For our last disc, we are back to Andrea Quinn, and the quality of the orchestra appears to have improved somewhat. The disc opens with Die Tageszeiten, a Konzertante in vier Satzen. I don’t think that this is Raff’s greatest work, but it’s cheerful and jolly and attractive enough. It is a shame, though, that in a disc where the booklet presentation is so much better and the orchestra seem to have significantly pulled up their socks, other elements let the side down – most noticeably the choir, the Sangkraft Chamber Choir. Alas, the singers are badly out of tune most of the time, the tenors are extremely weak, and the men generally pretty lugubrious sounding. Einer Entschlafenen (“To a woman who has passed away”) would probably be quite an attractive work if performed by a better choir and soloists; surprisingly, it’s actually less melancholic and doleful-sounding than the previous Morning Song. The five-movement Die Sterne concludes the disc. The other factor that detracts from the music and the disc isn’t, in fact, any fault of the musicians or disc producers or engineers: it’s the abysmal poetry that Raff sets. Here’s a brief example:
And many a heart looks into the ether
silently crying
seeing whether any star is melting its rays,
sweet ones, pure ones,
and hoping that if all solace is otherwise far off
a good star will
shine upon him.
Of course, this isn’t helped by extremely literal translations, which mean that the texts come across as ridiculous, as there is no sense of idiom. Yet whilst one approves of the full documentation which provides texts and translations in the CD booklet, another part of one wonders whether a greater service wouldn’t be done in actually leaving these out, to enable one to focus on the music rather than being distracted by the awful poetry. An interesting dilemma!
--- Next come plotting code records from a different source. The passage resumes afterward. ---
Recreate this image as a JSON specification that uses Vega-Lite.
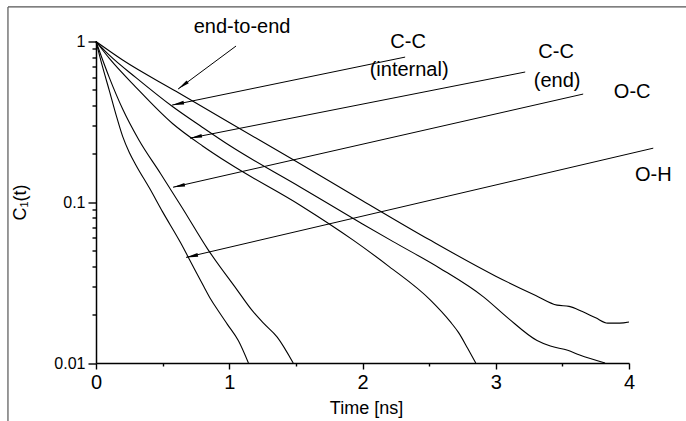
{
  "$schema": "https://vega.github.io/schema/vega-lite/v6.json",
  "width": 533,
  "height": 321.5,
  "autosize": "none",
  "padding": {"left": 96, "top": 41.5, "right": 57, "bottom": 58},
  "background": "white",
  "config": {
    "view": {"stroke": null},
    "font": "Liberation Sans",
    "axis": {
      "grid": false,
      "ticks": true,
      "domainColor": "black",
      "domainWidth": 1.5,
      "tickColor": "black",
      "tickWidth": 1.4,
      "labelColor": "black",
      "titleColor": "black",
      "labelFont": "Liberation Sans",
      "titleFont": "Liberation Sans",
      "titleFontWeight": "normal",
      "labelFlush": false,
      "labelOverlap": false,
      "labelBound": false
    }
  },
  "resolve": {"axis": {"x": "independent", "y": "independent"}},
  "datasets": {
    "curves": [
      {"s": "end-to-end", "t": 0, "c": 1},
      {"s": "end-to-end", "t": 0.2, "c": 0.767},
      {"s": "end-to-end", "t": 0.6, "c": 0.49},
      {"s": "end-to-end", "t": 1.0, "c": 0.313},
      {"s": "end-to-end", "t": 1.5, "c": 0.18},
      {"s": "end-to-end", "t": 2.0, "c": 0.1023},
      {"s": "end-to-end", "t": 2.5, "c": 0.0586},
      {"s": "end-to-end", "t": 3.0, "c": 0.0347},
      {"s": "end-to-end", "t": 3.3, "c": 0.0263},
      {"s": "end-to-end", "t": 3.46, "c": 0.0229},
      {"s": "end-to-end", "t": 3.55, "c": 0.0225},
      {"s": "end-to-end", "t": 3.65, "c": 0.0209},
      {"s": "end-to-end", "t": 3.75, "c": 0.0191},
      {"s": "end-to-end", "t": 3.84, "c": 0.0177},
      {"s": "end-to-end", "t": 3.93, "c": 0.0177},
      {"s": "end-to-end", "t": 4.0, "c": 0.018},

      {"s": "C-C internal", "t": 0, "c": 1},
      {"s": "C-C internal", "t": 0.1, "c": 0.822},
      {"s": "C-C internal", "t": 0.3, "c": 0.596},
      {"s": "C-C internal", "t": 0.574, "c": 0.394},
      {"s": "C-C internal", "t": 0.8, "c": 0.292},
      {"s": "C-C internal", "t": 1.0, "c": 0.226},
      {"s": "C-C internal", "t": 1.535, "c": 0.124},
      {"s": "C-C internal", "t": 2.0, "c": 0.0733},
      {"s": "C-C internal", "t": 2.23, "c": 0.0569},
      {"s": "C-C internal", "t": 2.58, "c": 0.0389},
      {"s": "C-C internal", "t": 2.91, "c": 0.0257},
      {"s": "C-C internal", "t": 3.09, "c": 0.0191},
      {"s": "C-C internal", "t": 3.31, "c": 0.0138},
      {"s": "C-C internal", "t": 3.41, "c": 0.01274},
      {"s": "C-C internal", "t": 3.54, "c": 0.012},
      {"s": "C-C internal", "t": 3.63, "c": 0.0112},
      {"s": "C-C internal", "t": 3.82, "c": 0.01},

      {"s": "C-C end", "t": 0, "c": 1},
      {"s": "C-C end", "t": 0.1, "c": 0.785},
      {"s": "C-C end", "t": 0.3, "c": 0.519},
      {"s": "C-C end", "t": 0.574, "c": 0.309},
      {"s": "C-C end", "t": 0.8, "c": 0.224},
      {"s": "C-C end", "t": 1.0, "c": 0.174},
      {"s": "C-C end", "t": 1.535, "c": 0.0955},
      {"s": "C-C end", "t": 1.93, "c": 0.0581},
      {"s": "C-C end", "t": 2.2, "c": 0.0398},
      {"s": "C-C end", "t": 2.51, "c": 0.0246},
      {"s": "C-C end", "t": 2.66, "c": 0.018},
      {"s": "C-C end", "t": 2.72, "c": 0.0155},
      {"s": "C-C end", "t": 2.79, "c": 0.0123},
      {"s": "C-C end", "t": 2.85, "c": 0.01},

      {"s": "O-C", "t": 0, "c": 1},
      {"s": "O-C", "t": 0.05, "c": 0.767},
      {"s": "O-C", "t": 0.1, "c": 0.596},
      {"s": "O-C", "t": 0.2, "c": 0.38},
      {"s": "O-C", "t": 0.323, "c": 0.243},
      {"s": "O-C", "t": 0.484, "c": 0.151},
      {"s": "O-C", "t": 0.649, "c": 0.0918},
      {"s": "O-C", "t": 0.837, "c": 0.0513},
      {"s": "O-C", "t": 1.06, "c": 0.0284},
      {"s": "O-C", "t": 1.17, "c": 0.0213},
      {"s": "O-C", "t": 1.257, "c": 0.0177},
      {"s": "O-C", "t": 1.36, "c": 0.0145},
      {"s": "O-C", "t": 1.48, "c": 0.01},

      {"s": "O-H", "t": 0, "c": 1},
      {"s": "O-H", "t": 0.05, "c": 0.692},
      {"s": "O-H", "t": 0.1, "c": 0.495},
      {"s": "O-H", "t": 0.15, "c": 0.351},
      {"s": "O-H", "t": 0.2, "c": 0.257},
      {"s": "O-H", "t": 0.25, "c": 0.204},
      {"s": "O-H", "t": 0.3, "c": 0.17},
      {"s": "O-H", "t": 0.4, "c": 0.123},
      {"s": "O-H", "t": 0.5, "c": 0.0871},
      {"s": "O-H", "t": 0.634, "c": 0.0562},
      {"s": "O-H", "t": 0.72, "c": 0.0412},
      {"s": "O-H", "t": 0.809, "c": 0.0299},
      {"s": "O-H", "t": 0.859, "c": 0.0251},
      {"s": "O-H", "t": 0.921, "c": 0.0209},
      {"s": "O-H", "t": 0.986, "c": 0.0174},
      {"s": "O-H", "t": 1.069, "c": 0.01374},
      {"s": "O-H", "t": 1.144, "c": 0.01}
    ],
    "arrows": [
      {"k": "end-to-end", "t": 0.616, "c": 0.506, "t2": 1.051, "c2": 0.937},
      {"k": "C-C internal", "t": 0.571, "c": 0.402, "t2": 2.32, "c2": 0.8},
      {"k": "C-C end", "t": 0.706, "c": 0.2505, "t2": 3.221, "c2": 0.646},
      {"k": "O-C", "t": 0.578, "c": 0.124, "t2": 3.656, "c2": 0.471},
      {"k": "O-H", "t": 0.676, "c": 0.0454, "t2": 4.182, "c2": 0.217}
    ],
    "labels": [
      {"label": "end-to-end", "t": 1.096, "c": 1.231},
      {"label": "C-C", "t": 2.342, "c": 0.993},
      {"label": "(internal)", "t": 2.35, "c": 0.664},
      {"label": "C-C", "t": 3.453, "c": 0.86},
      {"label": "(end)", "t": 3.461, "c": 0.567},
      {"label": "O-C", "t": 4.024, "c": 0.4845},
      {"label": "O-H", "t": 4.182, "c": 0.1473}
    ],
    "frame": [
      {"t": -0.6607, "c": 1.641, "t2": 4.6, "c2": 1.641},
      {"t": -0.6607, "c": 1.641, "t2": -0.6607, "c2": 0.003}
    ]
  },
  "encoding": {
    "x": {"field": "t", "type": "quantitative", "scale": {"domain": [0, 4], "nice": false, "zero": false}, "axis": null},
    "y": {"field": "c", "type": "quantitative", "scale": {"type": "log", "domain": [0.01, 1], "nice": false}, "axis": null}
  },
  "layer": [
    {
      "data": {"name": "frame"},
      "mark": {"type": "rule", "color": "#555", "strokeWidth": 1.2},
      "encoding": {
        "x": {
          "field": "t", "type": "quantitative",
          "scale": {"domain": [0, 4], "nice": false, "zero": false},
          "axis": {"orient": "bottom", "values": [0.5, 1.5, 2.5, 3.5], "tickSize": 3, "labels": false, "domain": false, "title": null}
        },
        "y": {
          "field": "c", "type": "quantitative",
          "scale": {"type": "log", "domain": [0.01, 1], "nice": false},
          "axis": {"orient": "left", "values": [0.02, 0.03, 0.04, 0.05, 0.06, 0.07, 0.08, 0.09, 0.2, 0.3, 0.4, 0.5, 0.6, 0.7, 0.8, 0.9], "tickSize": 4, "labels": false, "domain": false, "title": null}
        },
        "x2": {"field": "t2"},
        "y2": {"field": "c2"}
      }
    },
    {
      "data": {"name": "curves"},
      "mark": {"type": "line", "color": "black", "strokeWidth": 1.1, "interpolate": "monotone"},
      "encoding": {
        "x": {
          "field": "t", "type": "quantitative", "title": "Time [ns]",
          "scale": {"domain": [0, 4], "nice": false, "zero": false},
          "axis": {
            "orient": "bottom",
            "values": [0, 1, 2, 3, 4],
            "format": "d",
            "tickSize": 6,
            "labelFontSize": 20,
            "labelPadding": 3,
            "titleFontSize": 18,
            "titleX": 270,
            "titleY": 50,
            "titleAlign": "center",
            "titleBaseline": "alphabetic"
          }
        },
        "y": {
          "field": "c", "type": "quantitative", "title": "C₁(t)",
          "scale": {"type": "log", "domain": [0.01, 1], "nice": false},
          "axis": {
            "orient": "left",
            "values": [0.01, 0.1, 1],
            "format": "~g",
            "tickSize": 8,
            "labelFontSize": 16,
            "labelPadding": 3,
            "titleFontSize": 18,
            "titleX": -76,
            "titleY": 160.5,
            "titleAlign": "center",
            "titleBaseline": "middle"
          }
        },
        "detail": {"field": "s", "type": "nominal"}
      }
    },
    {
      "data": {"name": "arrows"},
      "mark": {"type": "rule", "color": "black", "strokeWidth": 1},
      "encoding": {
        "x2": {"field": "t2"},
        "y2": {"field": "c2"}
      }
    },
    {
      "data": {"name": "arrows"},
      "transform": [{"filter": "datum.k === 'end-to-end'"}],
      "mark": {"type": "point", "shape": "M0,0L0.3,2L-0.3,2Z", "size": 144, "filled": true, "color": "black", "opacity": 1, "angle": 233}
    },
    {
      "data": {"name": "arrows"},
      "transform": [{"filter": "datum.k !== 'end-to-end'"}],
      "mark": {"type": "point", "shape": "M0,0L0.3,2L-0.3,2Z", "size": 144, "filled": true, "color": "black", "opacity": 1, "angle": 258}
    },
    {
      "data": {"name": "labels"},
      "mark": {"type": "text", "font": "Liberation Sans", "fontSize": 20, "align": "center", "baseline": "middle", "color": "black"},
      "encoding": {"text": {"field": "label"}}
    }
  ]
}
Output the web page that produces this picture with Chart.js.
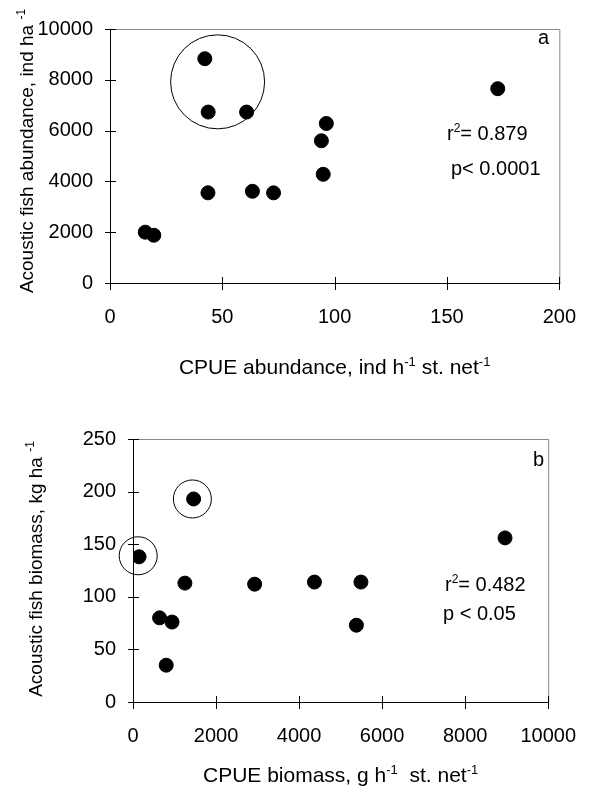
<!DOCTYPE html>
<html>
<head>
<meta charset="utf-8">
<script src="https://cdn.jsdelivr.net/npm/chart.js@4.4.0/dist/chart.umd.min.js"></script>
<style>
  html, body { margin: 0; padding: 0; background: #fff; }
  .panel { position: absolute; left: 0; width: 598px; height: 394px; }
  #panelA { top: 0; }
  #panelB { top: 394px; }
</style>
</head>
<body>
<div class="panel" id="panelA"><canvas id="chartA" width="598" height="394"></canvas></div>
<div class="panel" id="panelB"><canvas id="chartB" width="598" height="394"></canvas></div>
<script>
"use strict";

// panel a : abundance
const cpueAbundance = [15.7, 19.5, 42.2, 43.7, 60.8, 43.6, 63.4, 72.8, 96.3, 94.1, 94.9, 172.6];
const acousticAbundance = [2000, 1880, 8830, 6730, 6730, 3550, 3610, 3550, 6280, 5600, 4280, 7650];
const circleAX = [47.9];
const circleAY = [7920];
const xTicksA = [0, 50, 100, 150, 200];
const yTicksA = [0, 2000, 4000, 6000, 8000, 10000];

// panel b : biomass
const cpueBiomass = [1460, 146, 1250, 2930, 640, 940, 800, 8960, 4370, 5490, 5380];
const acousticBiomass = [193, 138, 113, 112, 80, 76, 35, 156, 114, 114, 73];
const circleBX = [1430, 125];
const circleBY = [193, 139];
const xTicksB = [0, 2000, 4000, 6000, 8000, 10000];
const yTicksB = [0, 50, 100, 150, 200, 250];

const FONT = '"Liberation Sans", Arial, sans-serif';

function toPoints(xs, ys) {
    let pts = [];
    for (let i = 0; i < xs.length; i++) {
        pts.push({ x: xs[i], y: ys[i] });
    }
    return pts;
}

// draws text with superscript parts, x,y = start/centre and baseline
function drawRich(ctx, parts, x, y, size, align) {
    let total = 0;
    for (const p of parts) {
        ctx.font = (p.sup ? Math.round(size * 0.62) : size) + 'px ' + FONT;
        p.w = ctx.measureText(p.t).width;
        total += p.w;
    }
    let cx = align === 'center' ? x - total / 2 : x;
    ctx.textAlign = 'left';
    ctx.textBaseline = 'alphabetic';
    ctx.fillStyle = '#000';
    for (const p of parts) {
        ctx.font = (p.sup ? Math.round(size * 0.62) : size) + 'px ' + FONT;
        ctx.fillText(p.t, cx, p.sup ? y - size * 0.4 : y);
        cx += p.w;
    }
}

const decor = {
    id: 'decor',
    afterDraw(chart, args, opts) {
        const ctx = chart.ctx;
        const a = chart.chartArea;
        ctx.save();
        // grey top / right frame
        ctx.strokeStyle = '#888';
        ctx.lineWidth = 1;
        ctx.beginPath();
        ctx.moveTo(a.left, a.top + 0.5);
        ctx.lineTo(a.right + 0.5, a.top + 0.5);
        ctx.lineTo(a.right + 0.5, a.bottom);
        ctx.stroke();
        // black axes
        ctx.strokeStyle = '#000';
        ctx.beginPath();
        ctx.moveTo(a.left + 0.5, a.top);
        ctx.lineTo(a.left + 0.5, a.bottom + 0.5);
        ctx.lineTo(a.right + 1, a.bottom + 0.5);
        ctx.stroke();
        // crossing tick marks
        const xs = chart.scales.x;
        const ys = chart.scales.y;
        ctx.beginPath();
        for (const t of xs.ticks) {
            const px = Math.round(xs.getPixelForValue(t.value)) + 0.5;
            ctx.moveTo(px, a.bottom - 6);
            ctx.lineTo(px, a.bottom + 7);
        }
        for (const t of ys.ticks) {
            const py = Math.round(ys.getPixelForValue(t.value)) + 0.5;
            ctx.moveTo(a.left - 5, py);
            ctx.lineTo(a.left + 6, py);
        }
        ctx.stroke();
        // axis titles
        drawRich(ctx, opts.xTitle, (a.left + a.right) / 2, opts.xTitleY, 21, 'center');
        ctx.save();
        ctx.translate(opts.yTitleX, opts.yTitleY);
        ctx.rotate(-Math.PI / 2);
        drawRich(ctx, opts.yTitle, 0, 0, 19, 'center');
        ctx.restore();
        // annotations
        for (const n of opts.notes) {
            drawRich(ctx, n.parts, n.x, n.y, 20, 'left');
        }
        ctx.restore();
    }
};

function makeChart(id, cfg) {
    const ctx = document.getElementById(id).getContext('2d');
    return new Chart(ctx, {
        type: 'scatter',
        data: {
            datasets: [{
                label: 'points',
                data: toPoints(cfg.xData, cfg.yData),
                backgroundColor: '#000',
                borderColor: '#000',
                pointRadius: 7,
                pointHoverRadius: 7
            }, {
                label: 'circles',
                data: toPoints(cfg.cx, cfg.cy),
                backgroundColor: 'rgba(0,0,0,0)',
                borderColor: '#000',
                borderWidth: 1,
                pointRadius: cfg.circleR,
                pointHoverRadius: cfg.circleR,
                clip: false
            }]
        },
        options: {
            responsive: false,
            animation: false,
            events: [],
            layout: { padding: cfg.padding, autoPadding: false },
            plugins: {
                legend: { display: false },
                tooltip: { enabled: false },
                decor: cfg.decor
            },
            scales: {
                x: {
                    type: 'linear',
                    min: cfg.xTicks[0],
                    max: cfg.xTicks[cfg.xTicks.length - 1],
                    afterBuildTicks: s => { s.ticks = cfg.xTicks.map(v => ({ value: v })); },
                    afterFit: s => { s.height = cfg.xHeight; },
                    grid: { display: false, drawTicks: false },
                    border: { display: false },
                    ticks: {
                        padding: 22,
                        maxRotation: 0,
                        color: '#000',
                        font: { family: FONT, size: 20 },
                        callback: v => String(v)
                    }
                },
                y: {
                    type: 'linear',
                    min: cfg.yTicks[0],
                    max: cfg.yTicks[cfg.yTicks.length - 1],
                    afterBuildTicks: s => { s.ticks = cfg.yTicks.map(v => ({ value: v })); },
                    afterFit: s => { s.width = cfg.yWidth; },
                    grid: { display: false, drawTicks: false },
                    border: { display: false },
                    ticks: {
                        padding: 17,
                        color: '#000',
                        font: { family: FONT, size: 20 },
                        callback: v => String(v)
                    }
                }
            }
        },
        plugins: [decor]
    });
}

makeChart('chartA', {
    xData: cpueAbundance, yData: acousticAbundance,
    cx: circleAX, cy: circleAY, circleR: [47],
    xTicks: xTicksA, yTicks: yTicksA,
    padding: { left: 0, right: 33, top: 19, bottom: 0 },
    yWidth: 110, xHeight: 111,
    decor: {
        xTitle: [{ t: 'CPUE abundance, ind h' }, { t: '-1', sup: true }, { t: ' st. net' }, { t: '-1', sup: true }],
        xTitleY: 374,
        yTitle: [{ t: 'Acoustic fish abundance, ind ha ' }, { t: '-1', sup: true }],
        yTitleX: 33, yTitleY: 151,
        notes: [
            { parts: [{ t: 'a' }], x: 538, y: 44 },
            { parts: [{ t: 'r' }, { t: '2', sup: true }, { t: '= 0.879' }], x: 447, y: 140 },
            { parts: [{ t: 'p< 0.0001' }], x: 451, y: 175 }
        ]
    }
});

makeChart('chartB', {
    xData: cpueBiomass, yData: acousticBiomass,
    cx: circleBX, cy: circleBY, circleR: [19, 19],
    xTicks: xTicksB, yTicks: yTicksB,
    padding: { left: 0, right: 34, top: 45, bottom: 0 },
    yWidth: 133, xHeight: 86,
    decor: {
        xTitle: [{ t: 'CPUE biomass, g h' }, { t: '-1', sup: true }, { t: '  st. net' }, { t: '-1', sup: true }],
        xTitleY: 388,
        yTitle: [{ t: 'Acoustic fish biomass, kg ha ' }, { t: '-1', sup: true }],
        yTitleX: 42, yTitleY: 175,
        notes: [
            { parts: [{ t: 'b' }], x: 533, y: 72 },
            { parts: [{ t: 'r' }, { t: '2', sup: true }, { t: '= 0.482' }], x: 445, y: 197 },
            { parts: [{ t: 'p < 0.05' }], x: 443, y: 226 }
        ]
    }
});
</script>
</body>
</html>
On the whole, then, I can only applaud Sterling for trying to disseminate the music of Raff more widely, but I cannot recommend the discs themselves, fraught as they are with various problems. Instead, I would advocate that anyone interested in hearing Raff’s music trying the wonderful Symphonies 3 and 4 on Hyperion with Hilary Davan Wetton, or No.5 on Chandos – far safer and more convincing choices!